» GOAL: With the pictures omitted, write out the entries that follow exactly as they stand.

» MATERIAL FOR THIS TASK:
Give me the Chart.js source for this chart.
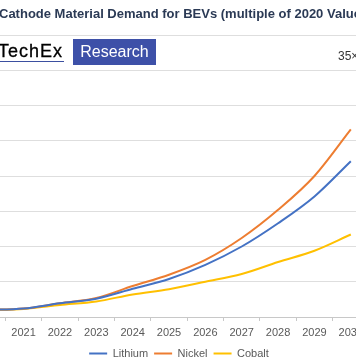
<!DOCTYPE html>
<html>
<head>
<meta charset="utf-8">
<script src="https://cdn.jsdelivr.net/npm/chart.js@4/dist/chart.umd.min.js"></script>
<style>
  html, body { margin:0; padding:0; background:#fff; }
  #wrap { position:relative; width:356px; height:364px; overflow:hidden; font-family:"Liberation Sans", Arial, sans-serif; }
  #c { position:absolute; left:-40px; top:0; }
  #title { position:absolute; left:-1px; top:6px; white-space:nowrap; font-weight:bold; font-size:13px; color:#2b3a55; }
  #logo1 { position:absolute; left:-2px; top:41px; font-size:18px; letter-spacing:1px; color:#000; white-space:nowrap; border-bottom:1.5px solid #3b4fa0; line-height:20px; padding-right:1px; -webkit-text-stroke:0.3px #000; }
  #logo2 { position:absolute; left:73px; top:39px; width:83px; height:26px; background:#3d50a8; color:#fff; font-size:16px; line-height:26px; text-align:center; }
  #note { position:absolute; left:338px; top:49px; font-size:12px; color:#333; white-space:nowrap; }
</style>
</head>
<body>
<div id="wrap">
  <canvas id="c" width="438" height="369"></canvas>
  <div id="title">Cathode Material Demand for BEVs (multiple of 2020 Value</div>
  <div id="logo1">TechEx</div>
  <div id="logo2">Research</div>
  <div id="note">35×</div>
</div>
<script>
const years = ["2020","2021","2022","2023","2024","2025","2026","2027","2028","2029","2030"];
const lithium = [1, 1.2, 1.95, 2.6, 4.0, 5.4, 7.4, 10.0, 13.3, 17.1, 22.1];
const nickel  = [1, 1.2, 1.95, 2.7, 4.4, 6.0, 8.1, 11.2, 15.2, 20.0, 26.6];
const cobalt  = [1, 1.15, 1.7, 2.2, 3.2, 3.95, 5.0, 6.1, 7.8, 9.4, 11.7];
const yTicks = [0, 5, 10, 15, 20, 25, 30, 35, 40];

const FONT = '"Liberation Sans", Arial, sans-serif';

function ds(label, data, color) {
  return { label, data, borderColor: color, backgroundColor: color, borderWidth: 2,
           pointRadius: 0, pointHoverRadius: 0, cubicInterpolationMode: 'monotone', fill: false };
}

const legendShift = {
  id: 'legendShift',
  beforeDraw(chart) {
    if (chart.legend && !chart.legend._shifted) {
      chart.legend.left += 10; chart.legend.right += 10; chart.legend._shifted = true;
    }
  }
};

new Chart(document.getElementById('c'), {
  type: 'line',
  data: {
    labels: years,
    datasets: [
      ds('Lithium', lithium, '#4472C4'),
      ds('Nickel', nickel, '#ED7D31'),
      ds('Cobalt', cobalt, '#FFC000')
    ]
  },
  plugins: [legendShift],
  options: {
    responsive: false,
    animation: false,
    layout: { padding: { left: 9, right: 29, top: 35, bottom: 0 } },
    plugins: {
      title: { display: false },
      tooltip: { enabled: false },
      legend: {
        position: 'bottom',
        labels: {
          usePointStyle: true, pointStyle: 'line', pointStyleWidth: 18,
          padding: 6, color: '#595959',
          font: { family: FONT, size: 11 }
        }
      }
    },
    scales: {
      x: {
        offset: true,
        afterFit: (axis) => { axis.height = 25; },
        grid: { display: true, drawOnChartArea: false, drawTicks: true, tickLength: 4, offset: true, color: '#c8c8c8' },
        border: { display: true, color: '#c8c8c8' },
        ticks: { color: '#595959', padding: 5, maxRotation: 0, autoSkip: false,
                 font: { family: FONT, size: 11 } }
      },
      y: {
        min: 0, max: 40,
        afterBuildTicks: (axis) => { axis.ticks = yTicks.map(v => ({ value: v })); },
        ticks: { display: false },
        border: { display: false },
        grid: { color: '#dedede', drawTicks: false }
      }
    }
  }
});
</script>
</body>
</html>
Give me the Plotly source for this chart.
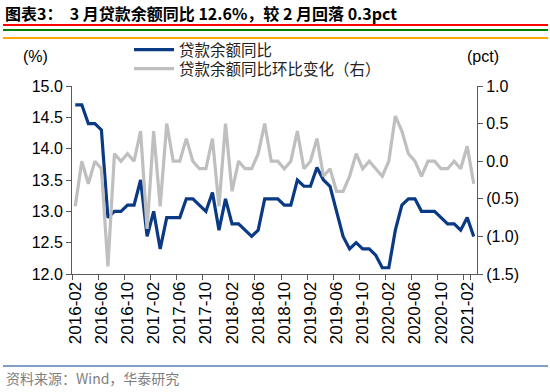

» TASK ANSWER:
Give me the Chart.js source for this chart.
<!DOCTYPE html>
<html>
<head>
<meta charset="utf-8">
<script src="https://cdn.jsdelivr.net/npm/chart.js@4/dist/chart.umd.min.js"></script>
<style>
  html, body { margin:0; padding:0; background:#fff; }
  #wrap { position:relative; width:356px; height:364px; overflow:hidden; font-family:"Liberation Sans", Arial, sans-serif; }
  #c { position:absolute; left:-40px; top:0; }
  #title { position:absolute; left:-1px; top:6px; white-space:nowrap; font-weight:bold; font-size:13px; color:#2b3a55; }
  #logo1 { position:absolute; left:-2px; top:41px; font-size:18px; letter-spacing:1px; color:#000; white-space:nowrap; border-bottom:1.5px solid #3b4fa0; line-height:20px; padding-right:1px; -webkit-text-stroke:0.3px #000; }
  #logo2 { position:absolute; left:73px; top:39px; width:83px; height:26px; background:#3d50a8; color:#fff; font-size:16px; line-height:26px; text-align:center; }
  #note { position:absolute; left:338px; top:49px; font-size:12px; color:#333; white-space:nowrap; }
</style>
</head>
<body>
<div id="wrap">
  <canvas id="c" width="438" height="369"></canvas>
  <div id="title">Cathode Material Demand for BEVs (multiple of 2020 Value</div>
  <div id="logo1">TechEx</div>
  <div id="logo2">Research</div>
  <div id="note">35×</div>
</div>
<script>
const years = ["2020","2021","2022","2023","2024","2025","2026","2027","2028","2029","2030"];
const lithium = [1, 1.2, 1.95, 2.6, 4.0, 5.4, 7.4, 10.0, 13.3, 17.1, 22.1];
const nickel  = [1, 1.2, 1.95, 2.7, 4.4, 6.0, 8.1, 11.2, 15.2, 20.0, 26.6];
const cobalt  = [1, 1.15, 1.7, 2.2, 3.2, 3.95, 5.0, 6.1, 7.8, 9.4, 11.7];
const yTicks = [0, 5, 10, 15, 20, 25, 30, 35, 40];

const FONT = '"Liberation Sans", Arial, sans-serif';

function ds(label, data, color) {
  return { label, data, borderColor: color, backgroundColor: color, borderWidth: 2,
           pointRadius: 0, pointHoverRadius: 0, cubicInterpolationMode: 'monotone', fill: false };
}

const legendShift = {
  id: 'legendShift',
  beforeDraw(chart) {
    if (chart.legend && !chart.legend._shifted) {
      chart.legend.left += 10; chart.legend.right += 10; chart.legend._shifted = true;
    }
  }
};

new Chart(document.getElementById('c'), {
  type: 'line',
  data: {
    labels: years,
    datasets: [
      ds('Lithium', lithium, '#4472C4'),
      ds('Nickel', nickel, '#ED7D31'),
      ds('Cobalt', cobalt, '#FFC000')
    ]
  },
  plugins: [legendShift],
  options: {
    responsive: false,
    animation: false,
    layout: { padding: { left: 9, right: 29, top: 35, bottom: 0 } },
    plugins: {
      title: { display: false },
      tooltip: { enabled: false },
      legend: {
        position: 'bottom',
        labels: {
          usePointStyle: true, pointStyle: 'line', pointStyleWidth: 18,
          padding: 6, color: '#595959',
          font: { family: FONT, size: 11 }
        }
      }
    },
    scales: {
      x: {
        offset: true,
        afterFit: (axis) => { axis.height = 25; },
        grid: { display: true, drawOnChartArea: false, drawTicks: true, tickLength: 4, offset: true, color: '#c8c8c8' },
        border: { display: true, color: '#c8c8c8' },
        ticks: { color: '#595959', padding: 5, maxRotation: 0, autoSkip: false,
                 font: { family: FONT, size: 11 } }
      },
      y: {
        min: 0, max: 40,
        afterBuildTicks: (axis) => { axis.ticks = yTicks.map(v => ({ value: v })); },
        ticks: { display: false },
        border: { display: false },
        grid: { color: '#dedede', drawTicks: false }
      }
    }
  }
});
</script>
</body>
</html>
Give me the Plotly source for this chart.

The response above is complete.